Jensen Huang Founder, President and CEO at NVIDIA | Official website
NVIDIA, the multinational technology company, has announced its plans to boost quantum computing at global supercomputing centers with the use of its open-source NVIDIA CUDA-Q™ platform. This initiative will be implemented in supercomputing sites located in Germany, Japan, and Poland. These sites will utilize the platform to power the Quantum Processing Units (QPUs) within their NVIDIA-accelerated high-performance computing systems.
QPUs, which form the core of quantum computers, leverage particle behavior such as that of electrons or photons to perform calculations differently than traditional processors. This unique method has the potential to expedite certain types of calculations.
In Germany, Jülich Supercomputing Centre (JSC) at Forschungszentrum Jülich is integrating a QPU developed by IQM Quantum Computers into its JUPITER supercomputer. The latter is powered by the NVIDIA GH200 Grace Hopper™ Superchip.
The National Institute of Advanced Industrial Science and Technology (AIST) in Japan houses the ABCI-Q supercomputer designed to propel the country's quantum computing initiative. The system, fueled by the NVIDIA Hopper™ architecture, will incorporate a QPU from QuEra.
In Poland, Poznan Supercomputing and Networking Center (PSNC) recently installed two photonic QPUs built by ORCA Computing. These are connected to a new supercomputer partition accelerated by NVIDIA Hopper.
Tim Costa, director of quantum and HPC at NVIDIA stated that "useful quantum computing will be enabled by the tight integration of quantum with GPU supercomputing." He added that NVIDIA's quantum computing platform equips pioneers like AIST, JSC and PSNC to push scientific discovery boundaries and advance state-of-the-art quantum-integrated supercomputing.

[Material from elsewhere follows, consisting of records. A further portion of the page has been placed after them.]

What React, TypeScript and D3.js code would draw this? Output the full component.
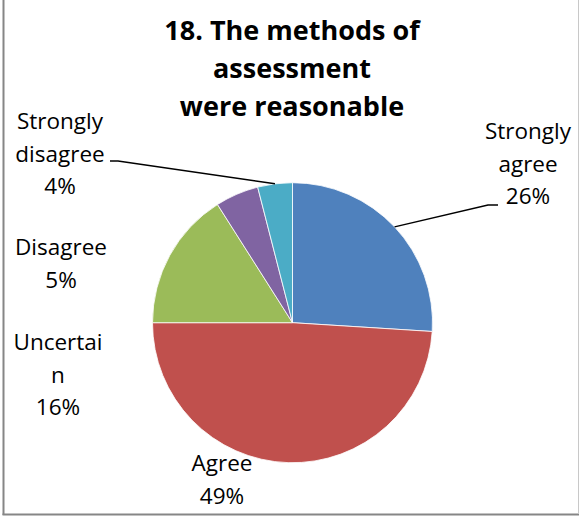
import React from "react";
import * as d3 from "d3";

const categories = ["Strongly agree", "Agree", "Uncertain", "Disagree", "Strongly disagree"];
const values = [26, 49, 16, 5, 4];
const labelLines = [
  ["Strongly", "agree", "26%"],
  ["Agree", "49%"],
  ["Uncertai", "n", "16%"],
  ["Disagree", "5%"],
  ["Strongly", "disagree", "4%"],
];
const colors = ["#4F81BD", "#C0504D", "#9BBB59", "#8064A2", "#4BACC6"];
const titleLines = ["18. The methods of", "assessment", "were reasonable"];

// layout (label anchor: center x, first baseline y)
const labelPos = [
  { x: 528, y: 139 },
  { x: 222, y: 471 },
  { x: 58, y: 350 },
  { x: 61, y: 255 },
  { x: 60, y: 129 },
];
// leader lines: [label-side endpoint x, y, horizontal stub end x]
const leaders: Record<number, { x1: number; y: number; x2: number }> = {
  0: { x1: 498, y: 205, x2: 488 },
  4: { x1: 110, y: 161, x2: 118 },
};

const W = 580;
const H = 529;
const cx = 292.5;
const cy = 322.7;
const R = 140;
const font = "'Open Sans', 'Noto Sans', sans-serif";
const lineH = 32.5;

export default function App() {
  const pie = d3.pie<number>().sort(null).value((d) => d)(values);
  const arc = d3.arc<d3.PieArcDatum<number>>().innerRadius(0).outerRadius(R);

  return (
    <svg
      width={W}
      height={H}
      style={{ position: "absolute", left: 0, top: 0, background: "#fff" }}
    >
      <rect x={0} y={0} width={W} height={H} fill="#fff" />
      {/* frame */}
      <line x1={3.5} y1={0} x2={3.5} y2={515} stroke="#868686" strokeWidth={2} />
      <line x1={2.5} y1={514.5} x2={579} y2={514.5} stroke="#868686" strokeWidth={2} />
      <line x1={578.5} y1={0} x2={578.5} y2={514} stroke="#c8c8c8" strokeWidth={1} />

      {/* title */}
      <g fontFamily={font} fontWeight="bold" fontSize={27} textAnchor="middle" fill="#000">
        {titleLines.map((t, i) => (
          <text key={i} x={292} y={40 + i * 38}>
            {t}
          </text>
        ))}
      </g>

      {/* pie */}
      <g transform={`translate(${cx},${cy})`}>
        {pie.map((p, i) => (
          <path key={categories[i]} d={arc(p) || ""} fill={colors[i]} stroke="#fff" strokeWidth={0.8} />
        ))}
      </g>

      {/* leader lines */}
      {pie.map((p, i) => {
        const L = leaders[i];
        if (!L) return null;
        const a = (p.startAngle + p.endAngle) / 2;
        const px = cx + R * Math.sin(a);
        const py = cy - R * Math.cos(a);
        return (
          <polyline
            key={"l" + i}
            points={`${L.x1},${L.y} ${L.x2},${L.y} ${px},${py}`}
            fill="none"
            stroke="#000"
            strokeWidth={1.5}
          />
        );
      })}

      {/* labels */}
      <g fontFamily={font} fontSize={22.5} textAnchor="middle" fill="#000">
        {labelLines.map((lines, i) => (
          <text key={"t" + i}>
            {lines.map((ln, j) => (
              <tspan key={j} x={labelPos[i].x} y={labelPos[i].y + j * lineH}>
                {ln}
              </tspan>
            ))}
          </text>
        ))}
      </g>
    </svg>
  );
}
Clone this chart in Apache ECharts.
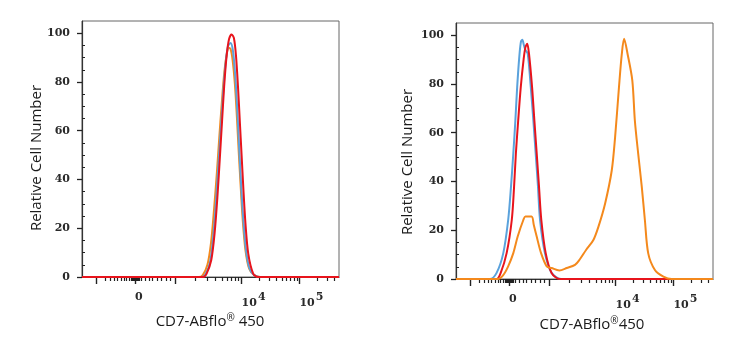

The QPU integrated with ABCI-Q will allow AIST researchers to explore quantum applications in AI, energy and biology using Rubidium atoms controlled by laser light as qubits for calculations. Masahiro Horibe, deputy director of G-QuAT/AIST, affirmed that "Japan’s researchers will make progress toward practical quantum computing applications with the ABCI-Q quantum-classical accelerated supercomputer."
PSNC's QPUs will enable research in biology, chemistry and machine learning using two PT-1 quantum photonics systems. Krzysztof Kurowski, CTO and deputy director of PSNC, stated that their collaboration with ORCA and NVIDIA has allowed them to create a unique environment and build a new quantum-classical hybrid system at PSNC.
The QPU integrated with JUPITER will enable JSC researchers to develop quantum applications for chemical simulations and optimization problems. Kristel Michielsen, head of the quantum information processing group at JSC, expressed that "quantum computing is being brought closer by hybrid quantum-classical accelerated supercomputing."
By tightly integrating quantum computers with supercomputers, CUDA-Q also enables quantum computing with AI to solve problems such as noisy qubits and develop efficient algorithms. CUDA-Q is an open-source and QPU-agnostic quantum-classical accelerated supercomputing platform widely used by companies deploying QPUs.